== Problem statement ==
Your task is to repeat all of the data exactly while excluding the pictures.

-------

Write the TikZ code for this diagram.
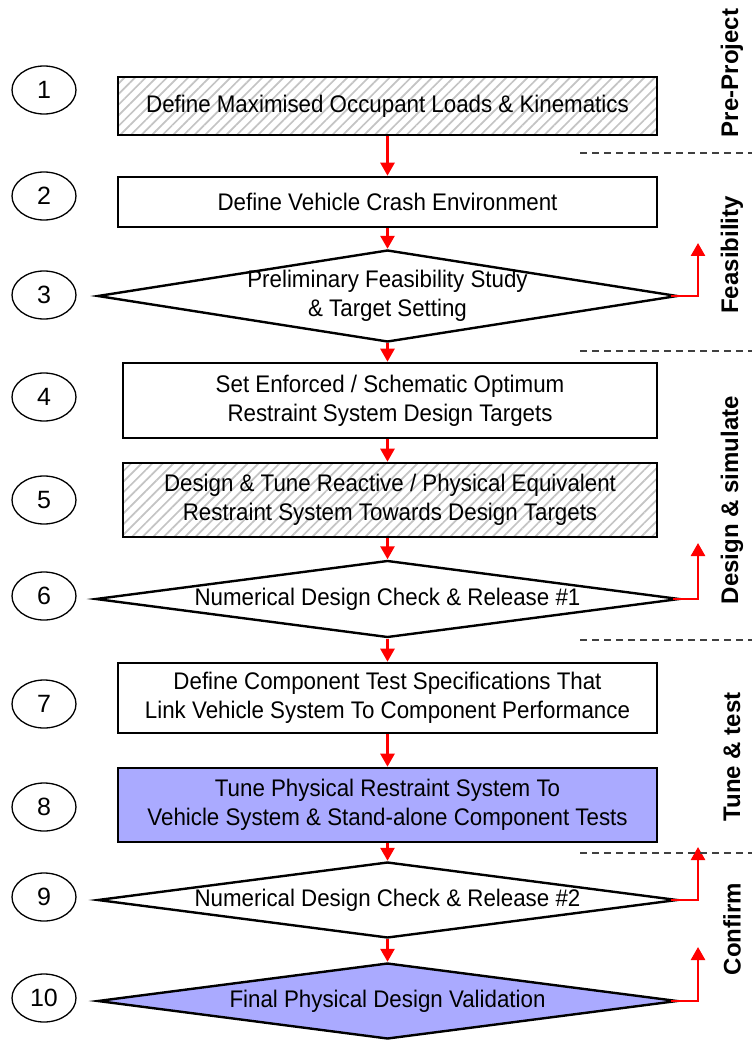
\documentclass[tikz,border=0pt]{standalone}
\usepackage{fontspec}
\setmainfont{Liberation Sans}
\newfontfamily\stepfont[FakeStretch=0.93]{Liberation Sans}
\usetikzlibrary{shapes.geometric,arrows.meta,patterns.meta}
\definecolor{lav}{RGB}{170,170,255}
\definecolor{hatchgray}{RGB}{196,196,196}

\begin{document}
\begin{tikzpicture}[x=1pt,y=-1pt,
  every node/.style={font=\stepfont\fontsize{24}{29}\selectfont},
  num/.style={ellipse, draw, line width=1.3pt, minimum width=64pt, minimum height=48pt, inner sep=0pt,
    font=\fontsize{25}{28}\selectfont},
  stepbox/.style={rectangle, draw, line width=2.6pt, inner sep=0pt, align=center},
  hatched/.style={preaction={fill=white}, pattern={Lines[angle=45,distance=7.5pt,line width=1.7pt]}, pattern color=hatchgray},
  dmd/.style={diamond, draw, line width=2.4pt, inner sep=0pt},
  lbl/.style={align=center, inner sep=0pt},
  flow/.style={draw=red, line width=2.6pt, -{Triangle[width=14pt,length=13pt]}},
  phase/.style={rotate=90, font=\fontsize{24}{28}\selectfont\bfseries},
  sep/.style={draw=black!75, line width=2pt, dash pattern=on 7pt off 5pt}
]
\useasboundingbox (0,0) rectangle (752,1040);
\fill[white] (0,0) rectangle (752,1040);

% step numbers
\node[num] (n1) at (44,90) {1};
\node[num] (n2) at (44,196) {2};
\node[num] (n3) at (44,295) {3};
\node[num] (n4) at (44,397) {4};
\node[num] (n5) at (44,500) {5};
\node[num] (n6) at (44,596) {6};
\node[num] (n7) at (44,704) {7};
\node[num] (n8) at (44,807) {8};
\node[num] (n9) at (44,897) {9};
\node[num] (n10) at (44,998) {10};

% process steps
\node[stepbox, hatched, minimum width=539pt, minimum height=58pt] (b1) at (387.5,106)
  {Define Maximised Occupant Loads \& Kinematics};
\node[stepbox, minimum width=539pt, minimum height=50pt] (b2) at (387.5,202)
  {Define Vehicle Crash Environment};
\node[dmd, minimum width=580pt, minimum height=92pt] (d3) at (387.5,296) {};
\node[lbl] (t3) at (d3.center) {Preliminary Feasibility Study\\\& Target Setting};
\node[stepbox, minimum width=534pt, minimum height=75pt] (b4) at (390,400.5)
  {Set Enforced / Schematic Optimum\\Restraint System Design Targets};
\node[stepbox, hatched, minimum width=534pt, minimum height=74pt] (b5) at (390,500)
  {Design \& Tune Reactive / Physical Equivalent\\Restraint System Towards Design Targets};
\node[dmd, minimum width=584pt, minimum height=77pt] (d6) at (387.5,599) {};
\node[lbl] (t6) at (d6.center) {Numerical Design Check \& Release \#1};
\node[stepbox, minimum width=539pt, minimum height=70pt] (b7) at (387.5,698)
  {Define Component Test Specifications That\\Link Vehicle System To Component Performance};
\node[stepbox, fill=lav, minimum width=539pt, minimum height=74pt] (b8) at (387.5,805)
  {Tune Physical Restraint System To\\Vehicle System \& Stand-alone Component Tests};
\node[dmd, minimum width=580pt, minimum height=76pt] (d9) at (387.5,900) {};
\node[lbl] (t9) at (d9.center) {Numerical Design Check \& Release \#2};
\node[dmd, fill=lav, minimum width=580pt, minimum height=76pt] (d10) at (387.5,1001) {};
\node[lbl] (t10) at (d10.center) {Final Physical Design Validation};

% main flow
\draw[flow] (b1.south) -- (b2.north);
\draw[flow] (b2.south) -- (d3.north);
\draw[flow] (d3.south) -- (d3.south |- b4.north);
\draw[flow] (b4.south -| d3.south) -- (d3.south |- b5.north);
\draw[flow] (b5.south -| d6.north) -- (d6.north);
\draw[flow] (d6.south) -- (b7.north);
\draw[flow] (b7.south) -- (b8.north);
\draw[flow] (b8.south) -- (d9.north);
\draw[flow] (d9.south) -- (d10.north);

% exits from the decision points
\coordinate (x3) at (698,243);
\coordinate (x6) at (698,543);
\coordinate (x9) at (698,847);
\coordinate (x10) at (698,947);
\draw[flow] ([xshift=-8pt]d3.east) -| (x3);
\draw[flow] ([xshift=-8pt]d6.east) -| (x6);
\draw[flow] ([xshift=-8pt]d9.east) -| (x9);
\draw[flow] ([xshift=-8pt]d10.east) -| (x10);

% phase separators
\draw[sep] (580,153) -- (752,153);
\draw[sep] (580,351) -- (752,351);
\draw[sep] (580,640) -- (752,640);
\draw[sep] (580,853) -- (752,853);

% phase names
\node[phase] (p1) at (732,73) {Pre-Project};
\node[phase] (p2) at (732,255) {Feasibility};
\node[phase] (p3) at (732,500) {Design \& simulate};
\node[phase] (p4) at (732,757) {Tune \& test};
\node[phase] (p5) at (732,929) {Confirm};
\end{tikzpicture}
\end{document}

-------

== The output ==
Write the TikZ code for this diagram.
\documentclass[tikz,border=0pt]{standalone}
\usepackage{fontspec}
\setmainfont{Liberation Sans}
\newfontfamily\stepfont[FakeStretch=0.93]{Liberation Sans}
\usetikzlibrary{shapes.geometric,arrows.meta,patterns.meta}
\definecolor{lav}{RGB}{170,170,255}
\definecolor{hatchgray}{RGB}{196,196,196}

\begin{document}
\begin{tikzpicture}[x=1pt,y=-1pt,
  every node/.style={font=\stepfont\fontsize{24}{29}\selectfont},
  num/.style={ellipse, draw, line width=1.3pt, minimum width=64pt, minimum height=48pt, inner sep=0pt,
    font=\fontsize{25}{28}\selectfont},
  stepbox/.style={rectangle, draw, line width=2.6pt, inner sep=0pt, align=center},
  hatched/.style={preaction={fill=white}, pattern={Lines[angle=45,distance=7.5pt,line width=1.7pt]}, pattern color=hatchgray},
  dmd/.style={diamond, draw, line width=2.4pt, inner sep=0pt},
  lbl/.style={align=center, inner sep=0pt},
  flow/.style={draw=red, line width=2.6pt, -{Triangle[width=14pt,length=13pt]}},
  phase/.style={rotate=90, font=\fontsize{24}{28}\selectfont\bfseries},
  sep/.style={draw=black!75, line width=2pt, dash pattern=on 7pt off 5pt}
]
\useasboundingbox (0,0) rectangle (752,1040);
\fill[white] (0,0) rectangle (752,1040);

% step numbers
\node[num] (n1) at (44,90) {1};
\node[num] (n2) at (44,196) {2};
\node[num] (n3) at (44,295) {3};
\node[num] (n4) at (44,397) {4};
\node[num] (n5) at (44,500) {5};
\node[num] (n6) at (44,596) {6};
\node[num] (n7) at (44,704) {7};
\node[num] (n8) at (44,807) {8};
\node[num] (n9) at (44,897) {9};
\node[num] (n10) at (44,998) {10};

% process steps
\node[stepbox, hatched, minimum width=539pt, minimum height=58pt] (b1) at (387.5,106)
  {Define Maximised Occupant Loads \& Kinematics};
\node[stepbox, minimum width=539pt, minimum height=50pt] (b2) at (387.5,202)
  {Define Vehicle Crash Environment};
\node[dmd, minimum width=580pt, minimum height=92pt] (d3) at (387.5,296) {};
\node[lbl] (t3) at (d3.center) {Preliminary Feasibility Study\\\& Target Setting};
\node[stepbox, minimum width=534pt, minimum height=75pt] (b4) at (390,400.5)
  {Set Enforced / Schematic Optimum\\Restraint System Design Targets};
\node[stepbox, hatched, minimum width=534pt, minimum height=74pt] (b5) at (390,500)
  {Design \& Tune Reactive / Physical Equivalent\\Restraint System Towards Design Targets};
\node[dmd, minimum width=584pt, minimum height=77pt] (d6) at (387.5,599) {};
\node[lbl] (t6) at (d6.center) {Numerical Design Check \& Release \#1};
\node[stepbox, minimum width=539pt, minimum height=70pt] (b7) at (387.5,698)
  {Define Component Test Specifications That\\Link Vehicle System To Component Performance};
\node[stepbox, fill=lav, minimum width=539pt, minimum height=74pt] (b8) at (387.5,805)
  {Tune Physical Restraint System To\\Vehicle System \& Stand-alone Component Tests};
\node[dmd, minimum width=580pt, minimum height=76pt] (d9) at (387.5,900) {};
\node[lbl] (t9) at (d9.center) {Numerical Design Check \& Release \#2};
\node[dmd, fill=lav, minimum width=580pt, minimum height=76pt] (d10) at (387.5,1001) {};
\node[lbl] (t10) at (d10.center) {Final Physical Design Validation};

% main flow
\draw[flow] (b1.south) -- (b2.north);
\draw[flow] (b2.south) -- (d3.north);
\draw[flow] (d3.south) -- (d3.south |- b4.north);
\draw[flow] (b4.south -| d3.south) -- (d3.south |- b5.north);
\draw[flow] (b5.south -| d6.north) -- (d6.north);
\draw[flow] (d6.south) -- (b7.north);
\draw[flow] (b7.south) -- (b8.north);
\draw[flow] (b8.south) -- (d9.north);
\draw[flow] (d9.south) -- (d10.north);

% exits from the decision points
\coordinate (x3) at (698,243);
\coordinate (x6) at (698,543);
\coordinate (x9) at (698,847);
\coordinate (x10) at (698,947);
\draw[flow] ([xshift=-8pt]d3.east) -| (x3);
\draw[flow] ([xshift=-8pt]d6.east) -| (x6);
\draw[flow] ([xshift=-8pt]d9.east) -| (x9);
\draw[flow] ([xshift=-8pt]d10.east) -| (x10);

% phase separators
\draw[sep] (580,153) -- (752,153);
\draw[sep] (580,351) -- (752,351);
\draw[sep] (580,640) -- (752,640);
\draw[sep] (580,853) -- (752,853);

% phase names
\node[phase] (p1) at (732,73) {Pre-Project};
\node[phase] (p2) at (732,255) {Feasibility};
\node[phase] (p3) at (732,500) {Design \& simulate};
\node[phase] (p4) at (732,757) {Tune \& test};
\node[phase] (p5) at (732,929) {Confirm};
\end{tikzpicture}
\end{document}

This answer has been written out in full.